Pultenaea subspicata, commonly known as low bush-pea, is a species of flowering plant in the family Fabaceae and is endemic to south-eastern continental Australia. It is a low-lying, prostrate or mat-forming shrub with elliptic leaves and yellow to pink and orange-red, pea-like flowers.

==Description==
Pultenaea subspicata is a low-lying, prostrate or mat-forming shrub that typically grows to a height of up to 60 cm and has hairy stems when young. The leaves are arranged alternately along the branches, elliptic to egg-shaped with the narrower end towards the base, 3–8 mm long, 1.0–1.5 mm wide with stipules 1.5–2.0 mm long at the base and pressed against the surface. The flowers are arranged in dense clusters near the ends of branches, with enlarged stipules at the base of the floral leaves.

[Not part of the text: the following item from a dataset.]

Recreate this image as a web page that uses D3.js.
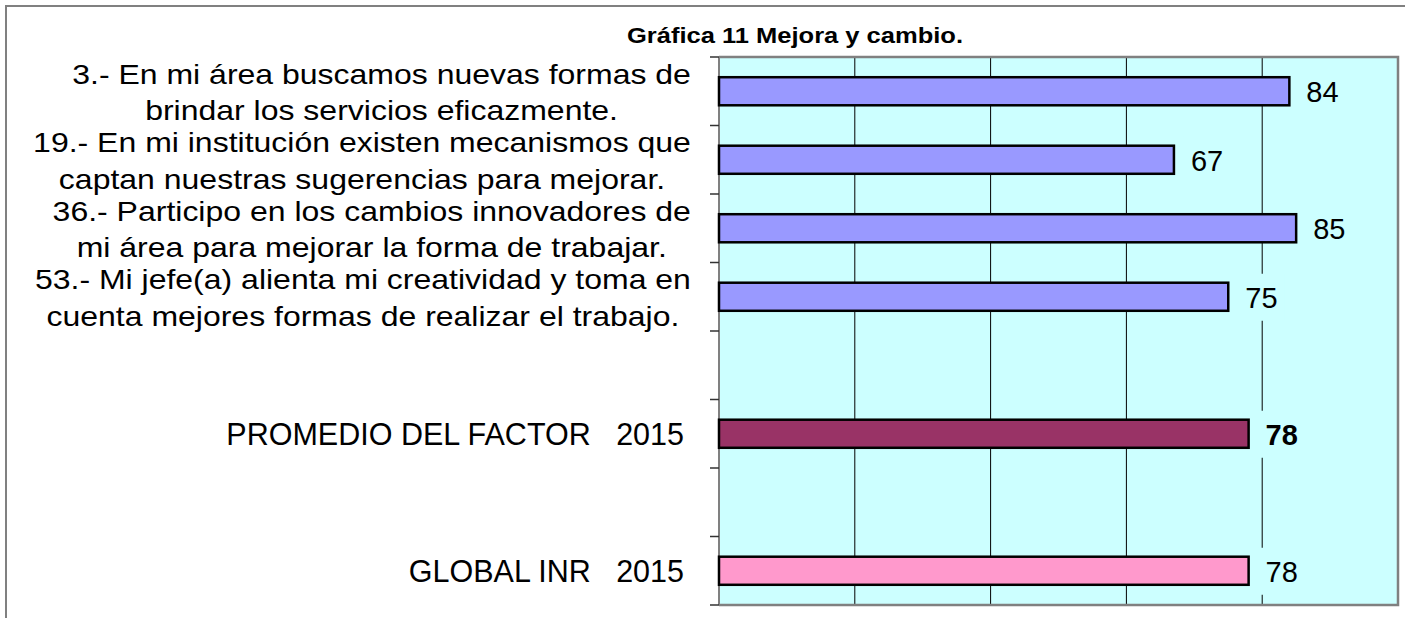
<!DOCTYPE html>
<html>
<head>
<meta charset="utf-8">
<script src="https://cdn.jsdelivr.net/npm/d3@7"></script>
<style>
  body { margin: 0; background: #fff; }
  text { font-family: "Liberation Sans", Arial, sans-serif; }
</style>
</head>
<body>
<svg id="chart"></svg>
<script>
// Chart data
const title = "Gráfica 11 Mejora y cambio.";
const categories = [
  "3.- En mi área buscamos nuevas formas de\nbrindar los servicios eficazmente.",
  "19.- En mi institución existen mecanismos que\ncaptan nuestras sugerencias para mejorar.",
  "36.- Participo en los cambios innovadores de\nmi área para mejorar la forma de trabajar.",
  "53.- Mi jefe(a) alienta mi creatividad y toma en\ncuenta mejores formas de realizar el trabajo.",
  "",
  "PROMEDIO DEL FACTOR   2015",
  "",
  "GLOBAL INR   2015"
];
const values = [84, 67, 85, 75, null, 78, null, 78];
const barColors = ["#9999FF", "#9999FF", "#9999FF", "#9999FF", null, "#993366", null, "#FF99CC"];
const boldValue = [false, false, false, false, false, true, false, false];
const xTicks = [0, 20, 40, 60, 80, 100];

const width = 1405;
const height = 618;
const plot = { left: 719, top: 57, right: 1398, bottom: 605 };
const plotBg = "#CCFFFF";

const svg = d3.select("#chart").attr("width", width).attr("height", height);

// Outer frame (only top and left show in the window)
svg.append("path")
  .attr("d", `M6,${height} L6,6 L${width},6`)
  .attr("fill", "none")
  .attr("stroke", "#808080")
  .attr("stroke-width", 2);

const x = d3.scaleLinear().domain([0, 100]).range([plot.left, plot.right]);
const y = d3.scaleBand()
  .domain(d3.range(categories.length))
  .range([plot.top, plot.bottom]);

const barH = y.bandwidth() * 0.41;

// Plot background
svg.append("rect")
  .attr("x", plot.left)
  .attr("y", plot.top)
  .attr("width", plot.right - plot.left)
  .attr("height", plot.bottom - plot.top)
  .attr("fill", plotBg);

// Vertical gridlines
svg.append("g")
  .selectAll("line")
  .data(xTicks.slice(1, -1))
  .enter()
  .append("line")
  .attr("x1", d => x(d))
  .attr("x2", d => x(d))
  .attr("y1", plot.top)
  .attr("y2", plot.bottom)
  .attr("stroke", "#000")
  .attr("stroke-width", 1);

// Plot border (top, right, bottom)
svg.append("path")
  .attr("d", `M${plot.left},${plot.top} L${plot.right},${plot.top} L${plot.right},${plot.bottom} L${plot.left},${plot.bottom}`)
  .attr("fill", "none")
  .attr("stroke", "#808080")
  .attr("stroke-width", 2.5);

// Category axis with ticks at band boundaries
svg.append("line")
  .attr("x1", plot.left).attr("x2", plot.left)
  .attr("y1", plot.top).attr("y2", plot.bottom)
  .attr("stroke", "#808080")
  .attr("stroke-width", 2);

svg.append("g")
  .selectAll("line")
  .data(d3.range(categories.length + 1))
  .enter()
  .append("line")
  .attr("x1", plot.left - 9)
  .attr("x2", plot.left)
  .attr("y1", d => d < categories.length ? y(d) : plot.bottom)
  .attr("y2", d => d < categories.length ? y(d) : plot.bottom)
  .attr("stroke", "#333")
  .attr("stroke-width", 1.5);

const rows = categories.map((c, i) => ({ label: c, value: values[i], color: barColors[i], bold: boldValue[i], i }));
const barRows = rows.filter(d => d.value != null);

// Bars
svg.append("g")
  .selectAll("rect")
  .data(barRows)
  .enter()
  .append("rect")
  .attr("x", x(0))
  .attr("y", d => y(d.i) + (y.bandwidth() - barH) / 2)
  .attr("width", d => x(d.value) - x(0))
  .attr("height", barH)
  .attr("fill", d => d.color)
  .attr("stroke", "#000")
  .attr("stroke-width", 2.5);

// Value labels with a background box that hides the gridline behind them
const valueG = svg.append("g");
barRows.forEach(d => {
  const cy = y(d.i) + y.bandwidth() / 2;
  const g = valueG.append("g");
  const box = g.append("rect").attr("fill", plotBg);
  const t = g.append("text")
    .attr("x", x(d.value) + 17)
    .attr("y", cy + 11)
    .attr("font-size", 29)
    .attr("font-weight", d.bold ? "bold" : "normal")
    .attr("fill", "#000")
    .text(d.value);
  const w = t.node().getComputedTextLength();
  box.attr("x", x(d.value) + 10)
    .attr("y", cy - 23)
    .attr("width", w + 14)
    .attr("height", 47);
});

// Category labels
const labelRight = 691;
const labelG = svg.append("g");
rows.filter(d => d.label).forEach(d => {
  const cy = y(d.i) + y.bandwidth() / 2;
  const lines = d.label.split("\n");
  if (lines.length > 1) {
    const lh = 36.5;
    const sx = 1.185;
    const t = labelG.append("text")
      .attr("font-size", 27)
      .attr("text-anchor", "middle")
      .attr("fill", "#000");
    lines.forEach((ln, k) => {
      t.append("tspan")
        .attr("x", 0)
        .attr("y", k * lh)
        .text(ln);
    });
    const bb = t.node().getBBox();
    t.attr("transform", `translate(${labelRight - bb.width * sx / 2},${cy - 7.5}) scale(${sx},1)`);
  } else {
    labelG.append("text")
      .attr("x", 684)
      .attr("y", cy + 11)
      .attr("font-size", 30.5)
      .attr("text-anchor", "end")
      .attr("fill", "#000")
      .style("white-space", "pre")
      .text(d.label);
  }
});

// Title
svg.append("text")
  .attr("text-anchor", "start")
  .attr("font-size", 22)
  .attr("font-weight", "bold")
  .attr("fill", "#000")
  .attr("transform", "translate(627,43) scale(1.16,1)")
  .text(title);
</script>
</body>
</html>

The sepals are 5–7 mm long with linear, partly hairy, three-lobed bracteoles 3–5 mm long attached to the base of the sepal tube. The standard petal is yellow to pink or orange-red and 7.6–9.5 mm wide, the wings yellow to pink or orange-red 7.2–9.0 mm long, and the keel orange to reddish-brown and 7.2–8.5 mm long. Flowering occurs from August to January and the fruit is a glabrous, egg-shaped pod about 4.5 mm long.

==Taxonomy==
Pultenaea subspicata was first formally described in 1864 by George Bentham in Flora Australiensis. The specific epithet (subspicata) means "almost spicate".

==Distribution and habitat==
Low bush-pea grows in forest, woodland and heathland, usually in stony places and is found on the coast and tablelands of New South Wales south from the Macleay River to a few places in far eastern Victoria.